For younger, smaller children who have just outgrown their forward-facing harness seat, a high-back booster is the stronger choice. A backless booster becomes more reasonable once a child is tall enough that the vehicle’s shoulder belt naturally crosses the chest and shoulder without a guide.

The Seat Belt Fit Test

The real benchmark for a backless booster is how the vehicle’s seat belt sits on your child’s body while they’re using it. Before using a backless booster (and again when deciding if your child can stop using a booster altogether), check these points with your child sitting in the actual vehicle seat they’ll ride in:

  • Lap belt position: The lap belt should lie snugly across the upper thighs, not across the stomach. If it rides up onto the belly, the booster isn’t positioning them correctly, or they’re too small for a backless model.
  • Shoulder belt position: The shoulder belt should rest across the middle of the chest and over the shoulder. It should not cut across the neck or face.
  • Back contact: Your child’s back should sit flush against the vehicle seat back. If the booster pushes them too far forward or they can’t reach the seat back, the belt geometry will be off.
  • Knee bend: Their knees should bend naturally at the edge of the vehicle seat. If their legs stick straight out, they’re too short, and they’ll likely slouch forward to get comfortable, which pulls the lap belt up onto the abdomen.

Run this check in every vehicle your child rides in regularly. A backless booster that works well in one car may not position the belt correctly in another, because seat shapes, belt anchor points, and headrest heights vary.

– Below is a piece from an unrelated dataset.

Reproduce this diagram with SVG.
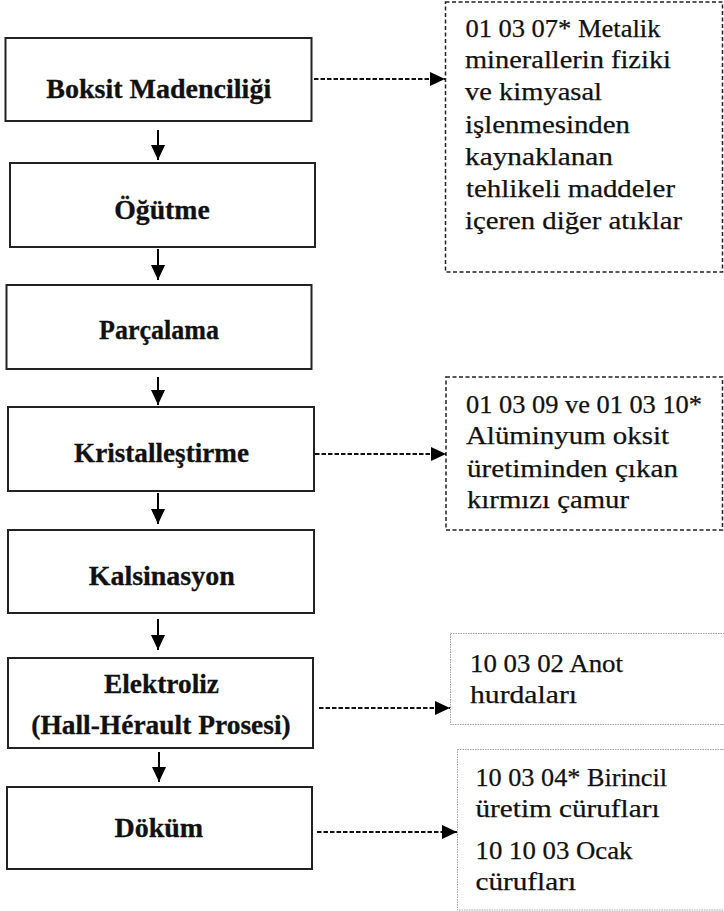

Behavioral Readiness Matters

A backless booster only works if your child sits correctly for the entire ride. Unlike a harnessed seat, there’s nothing physically holding them in place other than the seat belt itself. That means your child needs to be able to sit with their back against the seat, keep the shoulder belt on their chest (not tucked under their arm or behind their back), and stay in that position without slouching, leaning, or unbuckling.

This is why age alone is an unreliable guide. Some 6-year-olds sit still reliably. Others fidget, fall asleep and slump sideways, or pull the shoulder belt off because it’s uncomfortable. A child who regularly slouches or leans to the side in a backless booster is getting almost none of the seat belt protection the booster is designed to provide. If your child isn’t consistently sitting upright and keeping the belt in place, a high-back booster with a built-in belt guide is a better fit regardless of their size.

What State Laws Require

State laws set the legal floor, not the safety recommendation. Requirements vary by state, but as an example, California requires children under age 8 to be in a car seat or booster seat. Children who are 8 years old or at least 4 feet 9 inches tall may legally ride with just a seat belt. Most states follow a similar pattern, with booster requirements ending somewhere between ages 7 and 9 or at 4 feet 9 inches.

These laws don’t distinguish between high-back and backless boosters. They also don’t reflect the AAP’s recommendation, which extends booster use to age 8 through 12 for children who haven’t reached 4 feet 9 inches. Many children outgrow their legal requirement well before they physically fit a seat belt. Keeping your child in a booster until the seat belt passes the fit test described above is the safer approach, even if it goes beyond what your state mandates.

When to Move Out of a Booster Entirely

Children typically outgrow booster seats between ages 8 and 12, once they’re around 4 feet 9 inches tall. At that point, the vehicle seat belt should fit correctly on its own: lap belt low on the thighs, shoulder belt across the chest and shoulder, back flat against the seat, knees bending at the seat edge. Until all four of those criteria are met without a booster, your child still benefits from one. Most backless boosters accommodate children up to about 100 pounds and 57 inches, so there’s plenty of room to keep using one as long as needed.